--- Start Information provided ---

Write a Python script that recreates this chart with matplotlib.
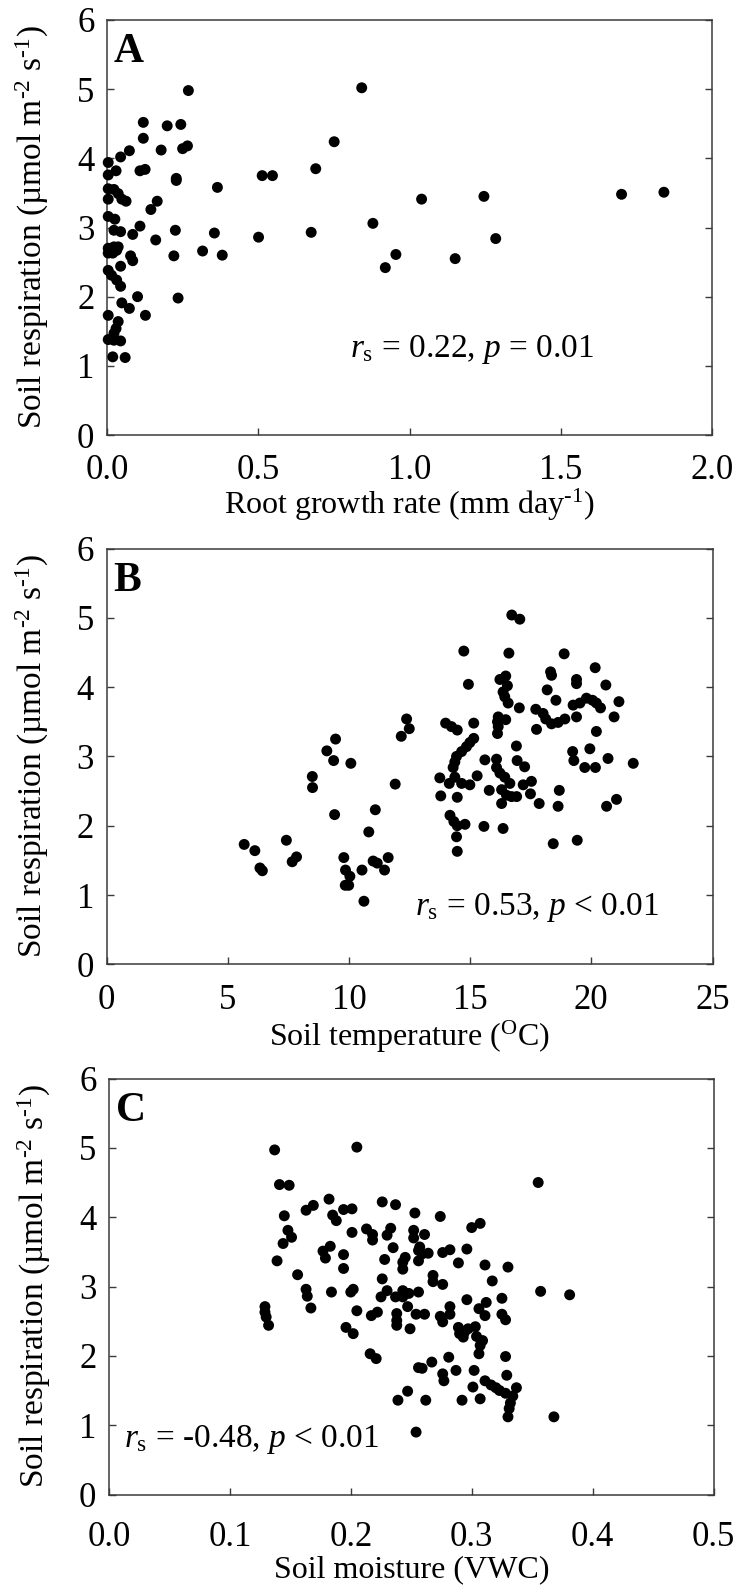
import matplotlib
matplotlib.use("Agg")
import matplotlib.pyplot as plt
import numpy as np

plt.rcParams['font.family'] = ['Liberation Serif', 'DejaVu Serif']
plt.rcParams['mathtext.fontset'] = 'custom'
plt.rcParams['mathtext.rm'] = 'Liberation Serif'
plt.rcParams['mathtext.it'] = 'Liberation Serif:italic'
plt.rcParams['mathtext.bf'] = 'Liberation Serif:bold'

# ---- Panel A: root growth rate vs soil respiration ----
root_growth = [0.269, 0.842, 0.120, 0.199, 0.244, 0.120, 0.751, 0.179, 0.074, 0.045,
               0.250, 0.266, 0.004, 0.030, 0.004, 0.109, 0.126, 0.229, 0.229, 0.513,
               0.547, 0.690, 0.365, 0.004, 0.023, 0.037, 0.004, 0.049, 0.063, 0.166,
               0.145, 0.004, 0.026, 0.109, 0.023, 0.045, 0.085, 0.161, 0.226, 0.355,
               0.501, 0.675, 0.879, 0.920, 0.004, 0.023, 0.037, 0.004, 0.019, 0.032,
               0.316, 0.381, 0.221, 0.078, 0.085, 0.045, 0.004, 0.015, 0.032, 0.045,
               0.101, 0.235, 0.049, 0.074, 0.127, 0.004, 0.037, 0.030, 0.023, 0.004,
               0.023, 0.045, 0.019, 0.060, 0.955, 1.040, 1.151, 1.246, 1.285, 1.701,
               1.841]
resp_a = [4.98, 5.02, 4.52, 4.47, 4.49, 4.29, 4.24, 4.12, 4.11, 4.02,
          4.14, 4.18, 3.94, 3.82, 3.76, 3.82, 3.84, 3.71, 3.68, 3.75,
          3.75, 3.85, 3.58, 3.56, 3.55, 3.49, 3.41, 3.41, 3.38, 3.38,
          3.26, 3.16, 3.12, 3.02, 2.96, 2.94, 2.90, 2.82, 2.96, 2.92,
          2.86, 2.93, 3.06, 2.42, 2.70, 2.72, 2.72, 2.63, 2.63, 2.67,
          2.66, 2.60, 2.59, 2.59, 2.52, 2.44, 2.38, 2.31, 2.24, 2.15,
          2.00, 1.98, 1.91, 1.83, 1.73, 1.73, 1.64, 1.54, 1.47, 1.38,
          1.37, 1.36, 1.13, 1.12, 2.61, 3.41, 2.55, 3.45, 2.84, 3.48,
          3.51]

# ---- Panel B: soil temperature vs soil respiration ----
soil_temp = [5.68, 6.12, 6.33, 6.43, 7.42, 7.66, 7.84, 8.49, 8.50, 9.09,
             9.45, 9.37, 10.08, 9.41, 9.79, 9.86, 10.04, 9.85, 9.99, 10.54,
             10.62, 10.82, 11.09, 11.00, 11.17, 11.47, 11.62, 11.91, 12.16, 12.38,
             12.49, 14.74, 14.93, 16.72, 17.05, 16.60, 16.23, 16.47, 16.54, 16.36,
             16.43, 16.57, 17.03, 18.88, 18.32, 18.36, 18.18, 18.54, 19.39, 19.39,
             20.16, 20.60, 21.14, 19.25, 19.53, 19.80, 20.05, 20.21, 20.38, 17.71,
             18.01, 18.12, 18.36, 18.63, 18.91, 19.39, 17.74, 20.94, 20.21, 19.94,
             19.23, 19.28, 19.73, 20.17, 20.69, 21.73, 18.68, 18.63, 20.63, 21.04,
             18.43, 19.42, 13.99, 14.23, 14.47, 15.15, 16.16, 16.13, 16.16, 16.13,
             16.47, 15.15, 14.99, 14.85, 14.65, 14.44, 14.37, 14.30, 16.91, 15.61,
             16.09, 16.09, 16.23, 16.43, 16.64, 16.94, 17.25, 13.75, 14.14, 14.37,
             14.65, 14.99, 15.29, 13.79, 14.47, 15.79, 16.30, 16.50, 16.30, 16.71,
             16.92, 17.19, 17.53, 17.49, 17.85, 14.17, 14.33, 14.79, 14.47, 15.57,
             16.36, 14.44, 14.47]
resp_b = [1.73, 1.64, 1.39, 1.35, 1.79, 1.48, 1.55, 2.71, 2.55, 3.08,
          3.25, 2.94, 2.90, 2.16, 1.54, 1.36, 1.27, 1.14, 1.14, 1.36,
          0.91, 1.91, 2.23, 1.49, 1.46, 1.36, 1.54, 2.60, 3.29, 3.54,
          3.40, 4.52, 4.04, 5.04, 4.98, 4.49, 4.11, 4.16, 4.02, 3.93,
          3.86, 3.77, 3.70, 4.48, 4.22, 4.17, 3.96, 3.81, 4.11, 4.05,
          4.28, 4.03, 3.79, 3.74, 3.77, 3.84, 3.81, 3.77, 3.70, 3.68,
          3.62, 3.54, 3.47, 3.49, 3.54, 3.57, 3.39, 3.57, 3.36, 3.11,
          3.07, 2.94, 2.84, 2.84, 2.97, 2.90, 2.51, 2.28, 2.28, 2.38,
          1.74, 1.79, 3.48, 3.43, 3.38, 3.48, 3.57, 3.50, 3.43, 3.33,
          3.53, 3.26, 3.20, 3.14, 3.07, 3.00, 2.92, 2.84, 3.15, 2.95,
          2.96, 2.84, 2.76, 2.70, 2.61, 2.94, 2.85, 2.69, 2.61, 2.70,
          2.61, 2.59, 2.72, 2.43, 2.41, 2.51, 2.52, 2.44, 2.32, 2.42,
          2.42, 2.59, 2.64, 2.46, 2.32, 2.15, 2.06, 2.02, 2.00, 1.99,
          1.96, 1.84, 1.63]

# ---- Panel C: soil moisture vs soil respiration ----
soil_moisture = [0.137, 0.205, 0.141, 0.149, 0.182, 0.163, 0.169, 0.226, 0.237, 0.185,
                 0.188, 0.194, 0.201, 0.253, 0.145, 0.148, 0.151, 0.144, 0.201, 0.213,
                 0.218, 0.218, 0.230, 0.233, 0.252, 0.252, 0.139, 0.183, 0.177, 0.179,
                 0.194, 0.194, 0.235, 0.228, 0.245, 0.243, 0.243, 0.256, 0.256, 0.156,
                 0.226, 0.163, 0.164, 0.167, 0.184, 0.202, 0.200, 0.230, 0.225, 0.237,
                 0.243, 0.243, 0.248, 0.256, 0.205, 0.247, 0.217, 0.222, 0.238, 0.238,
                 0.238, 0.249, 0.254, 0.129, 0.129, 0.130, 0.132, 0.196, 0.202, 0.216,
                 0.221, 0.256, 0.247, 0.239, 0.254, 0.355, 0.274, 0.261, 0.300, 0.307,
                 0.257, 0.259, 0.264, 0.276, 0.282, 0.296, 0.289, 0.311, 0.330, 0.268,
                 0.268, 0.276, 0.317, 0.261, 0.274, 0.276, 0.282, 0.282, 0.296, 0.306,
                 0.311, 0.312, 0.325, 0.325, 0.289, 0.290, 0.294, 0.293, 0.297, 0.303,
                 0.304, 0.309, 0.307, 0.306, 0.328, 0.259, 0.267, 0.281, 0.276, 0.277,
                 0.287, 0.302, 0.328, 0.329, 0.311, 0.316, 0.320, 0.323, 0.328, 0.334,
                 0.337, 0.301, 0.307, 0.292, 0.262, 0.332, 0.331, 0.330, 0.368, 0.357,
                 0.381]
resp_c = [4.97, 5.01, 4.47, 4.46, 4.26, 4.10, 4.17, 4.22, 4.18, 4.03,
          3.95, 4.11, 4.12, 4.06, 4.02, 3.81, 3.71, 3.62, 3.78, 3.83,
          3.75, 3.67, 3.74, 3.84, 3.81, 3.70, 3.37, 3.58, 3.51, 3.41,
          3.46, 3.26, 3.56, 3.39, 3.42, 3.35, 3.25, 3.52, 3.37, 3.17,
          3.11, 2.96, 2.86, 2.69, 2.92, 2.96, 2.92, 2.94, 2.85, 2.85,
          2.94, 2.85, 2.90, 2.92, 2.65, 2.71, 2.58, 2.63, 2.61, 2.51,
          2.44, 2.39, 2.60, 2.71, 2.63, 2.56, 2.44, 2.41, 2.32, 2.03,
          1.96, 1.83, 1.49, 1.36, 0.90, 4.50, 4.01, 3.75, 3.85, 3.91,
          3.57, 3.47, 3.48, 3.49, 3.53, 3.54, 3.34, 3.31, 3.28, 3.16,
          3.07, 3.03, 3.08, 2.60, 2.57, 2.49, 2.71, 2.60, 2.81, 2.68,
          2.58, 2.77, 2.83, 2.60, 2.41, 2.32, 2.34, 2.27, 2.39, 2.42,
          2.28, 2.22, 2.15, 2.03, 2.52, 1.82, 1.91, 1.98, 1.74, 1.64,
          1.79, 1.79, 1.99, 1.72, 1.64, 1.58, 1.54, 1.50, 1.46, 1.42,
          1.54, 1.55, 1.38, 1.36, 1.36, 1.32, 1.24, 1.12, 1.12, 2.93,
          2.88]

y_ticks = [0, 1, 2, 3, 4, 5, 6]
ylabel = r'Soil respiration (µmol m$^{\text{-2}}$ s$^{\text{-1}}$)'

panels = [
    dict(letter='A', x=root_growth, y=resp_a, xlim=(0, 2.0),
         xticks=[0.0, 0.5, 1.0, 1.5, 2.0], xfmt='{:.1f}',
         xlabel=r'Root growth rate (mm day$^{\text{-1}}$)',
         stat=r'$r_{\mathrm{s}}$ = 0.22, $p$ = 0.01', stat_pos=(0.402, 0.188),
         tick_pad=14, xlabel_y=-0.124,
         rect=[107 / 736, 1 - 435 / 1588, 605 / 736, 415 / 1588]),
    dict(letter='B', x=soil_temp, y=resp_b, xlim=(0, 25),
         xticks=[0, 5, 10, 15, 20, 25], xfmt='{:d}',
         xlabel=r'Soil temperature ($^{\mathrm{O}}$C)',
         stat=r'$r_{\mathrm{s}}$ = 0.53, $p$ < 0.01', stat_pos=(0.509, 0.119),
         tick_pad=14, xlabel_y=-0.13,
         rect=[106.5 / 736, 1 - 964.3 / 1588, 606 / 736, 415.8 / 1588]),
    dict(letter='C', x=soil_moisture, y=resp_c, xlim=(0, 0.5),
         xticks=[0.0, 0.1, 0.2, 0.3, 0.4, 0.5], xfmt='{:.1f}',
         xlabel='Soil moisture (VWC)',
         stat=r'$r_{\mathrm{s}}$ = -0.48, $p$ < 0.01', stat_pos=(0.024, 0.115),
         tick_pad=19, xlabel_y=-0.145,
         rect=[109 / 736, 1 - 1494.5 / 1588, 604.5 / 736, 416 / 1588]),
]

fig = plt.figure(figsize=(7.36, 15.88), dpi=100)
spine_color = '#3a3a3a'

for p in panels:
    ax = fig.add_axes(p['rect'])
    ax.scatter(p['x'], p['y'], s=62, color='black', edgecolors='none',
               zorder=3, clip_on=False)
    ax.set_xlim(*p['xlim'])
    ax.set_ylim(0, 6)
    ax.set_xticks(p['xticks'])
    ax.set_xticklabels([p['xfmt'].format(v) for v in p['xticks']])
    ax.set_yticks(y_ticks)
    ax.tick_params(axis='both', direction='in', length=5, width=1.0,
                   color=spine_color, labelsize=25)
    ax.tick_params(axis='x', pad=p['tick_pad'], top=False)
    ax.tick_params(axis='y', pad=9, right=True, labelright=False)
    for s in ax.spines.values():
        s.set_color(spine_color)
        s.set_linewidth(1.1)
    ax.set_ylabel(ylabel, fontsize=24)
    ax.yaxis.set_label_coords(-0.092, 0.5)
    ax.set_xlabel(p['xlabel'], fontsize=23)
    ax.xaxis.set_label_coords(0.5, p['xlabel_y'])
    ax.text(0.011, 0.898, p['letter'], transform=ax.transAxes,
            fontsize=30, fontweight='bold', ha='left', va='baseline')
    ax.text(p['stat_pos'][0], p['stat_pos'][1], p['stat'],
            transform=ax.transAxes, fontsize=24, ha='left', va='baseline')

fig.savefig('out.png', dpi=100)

--- End Information provided ---

Directive: Print, exactly as written, the lines above from the first one to the one containing "plt.rcParams['mathtext.bf'] = 'Liberation". Leave out pictures.

The solution:
Write a Python script that recreates this chart with matplotlib.
import matplotlib
matplotlib.use("Agg")
import matplotlib.pyplot as plt
import numpy as np

plt.rcParams['font.family'] = ['Liberation Serif', 'DejaVu Serif']
plt.rcParams['mathtext.fontset'] = 'custom'
plt.rcParams['mathtext.rm'] = 'Liberation Serif'
plt.rcParams['mathtext.it'] = 'Liberation Serif:italic'
plt.rcParams['mathtext.bf'] = 'Liberation Serif:bold'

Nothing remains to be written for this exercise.